Quello di Belén Funes sarebbe un ottimo caso di studio per analizzare i meccanismi che innescano quel concetto intangibile, ma ben presente ai nostri giorni, chiamato aspettativa. Sponsorizzata sin dal suo primo cortometraggio da Isabel Coixet, applaudita con il secondo nei festival specializzati, già dalla gestazione del suo primo lungometraggio si è cominciato a parlarne con un entusiasmo insolito nel cinema spagnolo: una giovane regista catalana – semi sconosciuta – era nel mirino di media, manifestazioni e cinefili. Il tanto atteso film di questa cineasta intelligente, sensibile e irrequieta non delude le aspettative.
La sua trama – scritta dalla regista con Marçal Cebrián – è semplice e breve: Sara, poco più che ventenne, ha un bambino e condivide una casa con un’altra madre, in un appartamento fornito dai servizi sociali. È alla continua ricerca di un lavoro, si occupa di tutto ciò che le è possibile e cerca di resuscitare il rapporto con il padre di suo figlio. Allo stesso tempo, vuole prendersi cura di suo fratello minore, che ha cominciato ad andare a scuola. Un giorno incontra suo padre e la sua prima reazione è di scappare: perché tra loro non c’è una buona sintonia o, a quanto pare, molto affetto.

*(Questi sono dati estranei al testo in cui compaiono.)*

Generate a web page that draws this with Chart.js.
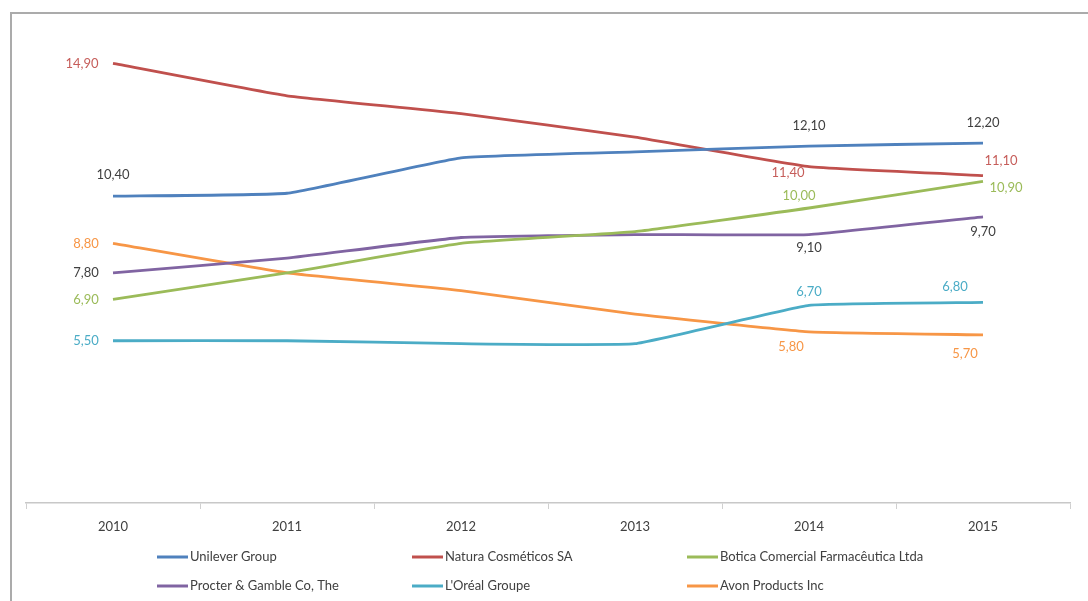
<!DOCTYPE html>
<html>
<head>
<meta charset="utf-8">
<script src="https://cdn.jsdelivr.net/npm/chart.js@4.4.1/dist/chart.umd.min.js"></script>
<style>
  html, body { margin: 0; padding: 0; background: #fff; }
  #wrap { position: relative; width: 1088px; height: 601px; }
  #frame { position: absolute; left: 10px; top: 12px; right: -4px; bottom: -4px;
           border-top: 2px solid #ababab; border-left: 2px solid #ababab; }
  #chart { position: absolute; left: 0; top: 0; }
</style>
</head>
<body>
<div id="wrap">
  <div id="frame"></div>
  <canvas id="chart" width="1088" height="601"></canvas>
</div>
<script>
// data
const years = ["2010", "2011", "2012", "2013", "2014", "2015"];
const seriesNames = ["Unilever Group", "Natura Cosméticos SA", "Botica Comercial Farmacêutica Ltda",
                     "Procter & Gamble Co, The", "L'Oréal Groupe", "Avon Products Inc"];
const unilever = [10.4, 10.5, 11.7, 11.9, 12.1, 12.2];
const natura   = [14.9, 13.8, 13.2, 12.4, 11.4, 11.1];
const botica   = [6.9, 7.8, 8.8, 9.2, 10.0, 10.9];
const procter  = [7.8, 8.3, 9.0, 9.1, 9.1, 9.7];
const loreal   = [5.5, 5.5, 5.4, 5.4, 6.7, 6.8];
const avon     = [8.8, 7.8, 7.2, 6.4, 5.8, 5.7];

const lineColors  = ["#4f81bd", "#c0504d", "#9bbb59", "#8064a2", "#4bacc6", "#f79646"];
const labelColors = ["#404040", "#c65d5a", "#9bbb59", "#404040", "#4bacc6", "#f79646"];

// which points carry a value label, and where it sits relative to the point
const labelOffsets = [
  { 0: [0, -21], 4: [0, -20], 5: [0, -20] },
  { 0: [-31, 0], 4: [-21, 6], 5: [18, -15] },
  { 0: [-27, 0], 4: [-10, -12], 5: [23, 6] },
  { 0: [-27, 0], 4: [0, 13], 5: [0, 15] },
  { 0: [-27, 0], 4: [0, -14], 5: [-28, -16] },
  { 0: [-27, 0], 4: [-18, 15], 5: [-18, 19] }
];

const FONT = "Lato, 'Open Sans', sans-serif";

const valueLabels = {
  id: "valueLabels",
  afterDatasetsDraw(chart) {
    const ctx = chart.ctx;
    ctx.save();
    ctx.font = "13px " + FONT;
    ctx.textAlign = "center";
    ctx.textBaseline = "middle";
    chart.data.datasets.forEach((ds, i) => {
      const meta = chart.getDatasetMeta(i);
      Object.keys(labelOffsets[i]).forEach(k => {
        const pt = meta.data[k];
        const off = labelOffsets[i][k];
        ctx.fillStyle = labelColors[i];
        ctx.fillText(ds.data[k].toFixed(2).replace(".", ","), pt.x + off[0], pt.y + off[1]);
      });
    });
    ctx.restore();
  }
};

// legend in a 3 x 2 grid like the original
const legendCols = [157, 412, 687];
const legendRows = [557, 586];
const gridLegend = {
  id: "gridLegend",
  afterDraw(chart) {
    const ctx = chart.ctx;
    ctx.save();
    ctx.font = "13px " + FONT;
    ctx.textBaseline = "middle";
    chart.data.datasets.forEach((ds, i) => {
      const x = legendCols[i % 3];
      const y = legendRows[Math.floor(i / 3)];
      ctx.strokeStyle = ds.borderColor;
      ctx.lineWidth = 3;
      ctx.beginPath();
      ctx.moveTo(x, y);
      ctx.lineTo(x + 31, y);
      ctx.stroke();
      ctx.fillStyle = "#404040";
      ctx.fillText(ds.label, x + 33, y);
    });
    ctx.restore();
  }
};

const seriesValues = [unilever, natura, botica, procter, loreal, avon];

new Chart(document.getElementById("chart"), {
  type: "line",
  data: {
    labels: years,
    datasets: seriesValues.map((vals, i) => ({
      label: seriesNames[i],
      data: vals,
      borderColor: lineColors[i],
      backgroundColor: lineColors[i],
      borderWidth: 2.8,
      pointRadius: 0,
      tension: 0.1,
      fill: false
    }))
  },
  options: {
    responsive: false,
    animation: false,
    layout: { padding: { left: 26, right: 18, top: 31, bottom: 0 } },
    plugins: {
      legend: { display: false },
      tooltip: { enabled: false }
    },
    scales: {
      x: {
        offset: true,
        afterFit: s => { s.height = 98; },
        grid: {
          offset: true,
          drawOnChartArea: false,
          tickLength: 6,
          color: "#d0d0d0"
        },
        border: { color: "#c8c8c8", width: 1.5 },
        ticks: { color: "#404040", font: { family: FONT, size: 13 }, padding: 10 }
      },
      y: { display: false, min: 0, max: 16 }
    }
  },
  plugins: [valueLabels, gridLegend]
});
</script>
</body>
</html>
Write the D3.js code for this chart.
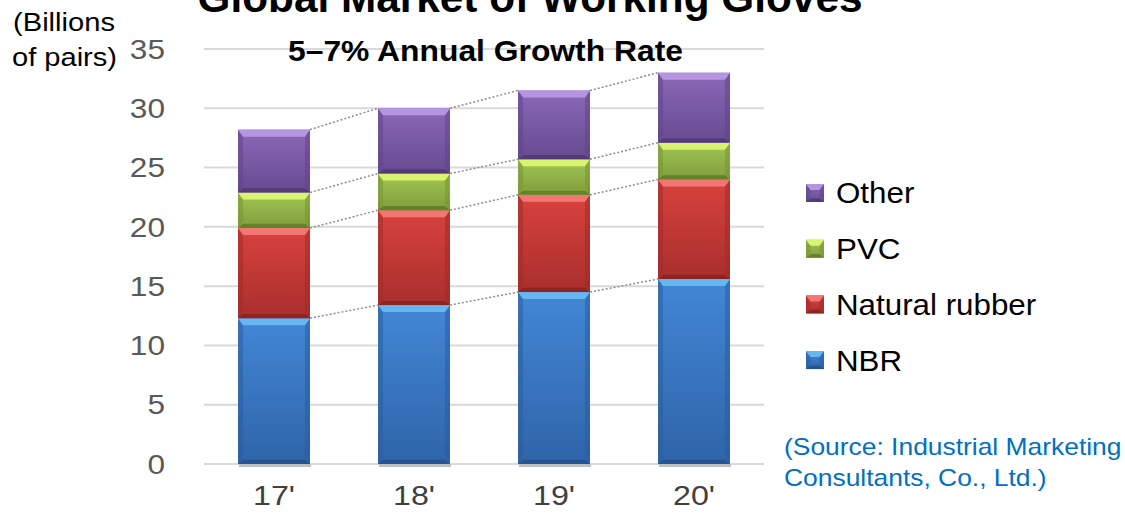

In queste circostanze, Belén Funes ha realizzato un film che, tramite dettagli e piccole pennellate, costruisce la realtà di una donna combattente che deve lottare non solo contro la precarietà lavorativa in una Barcellona di periferia, ma anche contro un passato familiare tossico che pesa come una zavorra: la figura di un genitore con un passato oscuro metterà una nuova e grande tensione su Sara, che non desidera avere contatti con un uomo che sembra averla danneggiata.
Funes punta tutto sull’evocazione, sul naturalismo e sul fuori campo. Lo spettatore non scoprirà mai cosa è successo prima, durante l’infanzia della protagonista, né saprà con certezza perché quel padre sia così poco benefico sia per lei che per l’altro figlio. Ma non è facile rompere i legami di sangue, perché – come dice Sara – “Non posso dimenticarlo: me lo porto in faccia”.
La cinepresa in La hija de un ladrón si incolla alla sua protagonista e non si separa da lei neanche nei momenti più quotidiani e intimi, come quando si lava o mangia, facendo sì che lo spettatore accompagni da vicino – e capisca – questa donna che desidera disperatamente mitigare la sua solitudine, recuperare l’amore, evitare di ripetere gli errori dei suoi genitori e di fuggire continuamente, in un mondo che le chiede troppo. E tutto questo riesce a trasmettere Funes, con misura e senza eccessi melodrammatici, da brava ammiratrice dei fratelli Dardenne.